Data
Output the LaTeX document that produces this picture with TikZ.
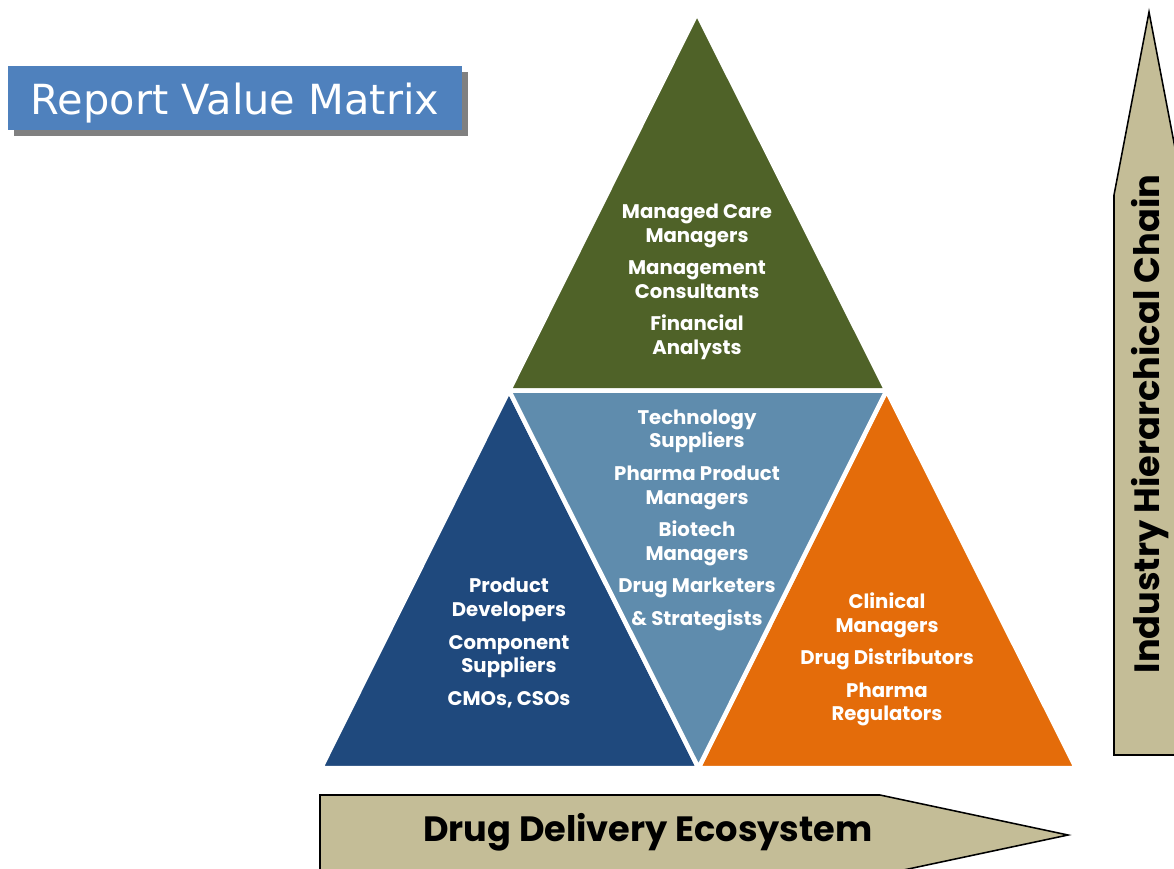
\documentclass[tikz,border=0pt]{standalone}
\usepackage{fontspec}
\usepackage{graphicx}
\usepackage{tikz}
\usetikzlibrary{shadows}
\newfontfamily\gothic{Poppins}
\newfontfamily\titlefont{DejaVu Sans}
\definecolor{titleblue}{HTML}{4F81BD}
\definecolor{olive}{HTML}{4F6228}
\definecolor{steel}{HTML}{5F8CAD}
\definecolor{navy}{HTML}{1F497D}
\definecolor{orangeish}{HTML}{E46C0A}
\definecolor{tan}{HTML}{C4BD97}
\tikzstyle{tri} = [draw=white, line width=3.2pt, line join=miter]
\tikzstyle{tritext} = [text=white, align=center, font=\gothic\bfseries\fontsize{14}{17}\selectfont]
\tikzstyle{band} = [draw=black, fill=tan, line width=1.1pt, line join=miter]
\tikzstyle{bandtext} = [font=\gothic\bfseries\fontsize{25}{30}\selectfont]

\begin{document}
\begin{tikzpicture}[x=0.025cm, y=-0.025cm]
	\useasboundingbox (0,0) rectangle (1174,868);
	% corners of the pyramid
	\coordinate (apex) at (697,13);
	\coordinate (bl) at (321,768);
	\coordinate (br) at (1076,768);
	\coordinate (ml) at (509,390.5);
	\coordinate (mr) at (886.5,390.5);
	\coordinate (mb) at (698.5,768);

	\path [tri, fill=olive] (apex) -- (mr) -- (ml) -- cycle;
	\path [tri, fill=navy] (ml) -- (mb) -- (bl) -- cycle;
	\path [tri, fill=orangeish] (mr) -- (br) -- (mb) -- cycle;
	\path [tri, fill=steel] (ml) -- (mr) -- (mb) -- cycle;

	\node [tritext] (top) at (697,282) {Managed Care\\Managers\\[6pt]Management\\Consultants\\[6pt]Financial\\Analysts};
	\node [tritext] (mid) at (697,520) {Technology\\Suppliers\\[6pt]Pharma Product\\Managers\\[6pt]Biotech\\Managers\\[6pt]Drug Marketers\\[6pt]\& Strategists};
	\node [tritext] (left) at (509,643) {Product\\Developers\\[6pt]Component\\Suppliers\\[6pt]CMOs, CSOs};
	\node [tritext] (right) at (887,659.5) {Clinical\\Managers\\[6pt]Drug Distributors\\[6pt]Pharma\\Regulators};

	% arrows
	\path [band] (320,795) -- (880,795) -- (1068,835) -- (880,875) -- (320,875) -- cycle;
	\path [band] (1114,755) -- (1114,195) -- (1149,12) -- (1184,195) -- (1184,755) -- cycle;
	\node [bandtext] (eco) at (648,832) {Drug Delivery Ecosystem};
	\node [bandtext, rotate=90] (chain) at (1150,424) {Industry Hierarchical Chain};

	% title
	\node [fill=titleblue, text=white, minimum width=11.35cm, minimum height=1.6cm,
		drop shadow={shadow xshift=0.15cm, shadow yshift=-0.15cm, fill=gray, opacity=1},
		font=\titlefont\fontsize{29.5}{34}\selectfont] (title) at (235,98) {\raisebox{-0.13cm}[\height][\depth]{Report Value Matrix}};
\end{tikzpicture}
\end{document}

Stated exercise
Transcribe the whole listing exactly. Pictures are excluded.

Written solution
Output the LaTeX document that produces this picture with TikZ.
\documentclass[tikz,border=0pt]{standalone}
\usepackage{fontspec}
\usepackage{graphicx}
\usepackage{tikz}
\usetikzlibrary{shadows}
\newfontfamily\gothic{Poppins}
\newfontfamily\titlefont{DejaVu Sans}
\definecolor{titleblue}{HTML}{4F81BD}
\definecolor{olive}{HTML}{4F6228}
\definecolor{steel}{HTML}{5F8CAD}
\definecolor{navy}{HTML}{1F497D}
\definecolor{orangeish}{HTML}{E46C0A}
\definecolor{tan}{HTML}{C4BD97}
\tikzstyle{tri} = [draw=white, line width=3.2pt, line join=miter]
\tikzstyle{tritext} = [text=white, align=center, font=\gothic\bfseries\fontsize{14}{17}\selectfont]
\tikzstyle{band} = [draw=black, fill=tan, line width=1.1pt, line join=miter]
\tikzstyle{bandtext} = [font=\gothic\bfseries\fontsize{25}{30}\selectfont]

\begin{document}
\begin{tikzpicture}[x=0.025cm, y=-0.025cm]
	\useasboundingbox (0,0) rectangle (1174,868);
	% corners of the pyramid
	\coordinate (apex) at (697,13);
	\coordinate (bl) at (321,768);
	\coordinate (br) at (1076,768);
	\coordinate (ml) at (509,390.5);
	\coordinate (mr) at (886.5,390.5);
	\coordinate (mb) at (698.5,768);

	\path [tri, fill=olive] (apex) -- (mr) -- (ml) -- cycle;
	\path [tri, fill=navy] (ml) -- (mb) -- (bl) -- cycle;
	\path [tri, fill=orangeish] (mr) -- (br) -- (mb) -- cycle;
	\path [tri, fill=steel] (ml) -- (mr) -- (mb) -- cycle;

	\node [tritext] (top) at (697,282) {Managed Care\\Managers\\[6pt]Management\\Consultants\\[6pt]Financial\\Analysts};
	\node [tritext] (mid) at (697,520) {Technology\\Suppliers\\[6pt]Pharma Product\\Managers\\[6pt]Biotech\\Managers\\[6pt]Drug Marketers\\[6pt]\& Strategists};
	\node [tritext] (left) at (509,643) {Product\\Developers\\[6pt]Component\\Suppliers\\[6pt]CMOs, CSOs};
	\node [tritext] (right) at (887,659.5) {Clinical\\Managers\\[6pt]Drug Distributors\\[6pt]Pharma\\Regulators};

	% arrows
	\path [band] (320,795) -- (880,795) -- (1068,835) -- (880,875) -- (320,875) -- cycle;
	\path [band] (1114,755) -- (1114,195) -- (1149,12) -- (1184,195) -- (1184,755) -- cycle;
	\node [bandtext] (eco) at (648,832) {Drug Delivery Ecosystem};
	\node [bandtext, rotate=90] (chain) at (1150,424) {Industry Hierarchical Chain};

	% title
	\node [fill=titleblue, text=white, minimum width=11.35cm, minimum height=1.6cm,
		drop shadow={shadow xshift=0.15cm, shadow yshift=-0.15cm, fill=gray, opacity=1},
		font=\titlefont\fontsize{29.5}{34}\selectfont] (title) at (235,98) {\raisebox{-0.13cm}[\height][\depth]{Report Value Matrix}};
\end{tikzpicture}
\end{document}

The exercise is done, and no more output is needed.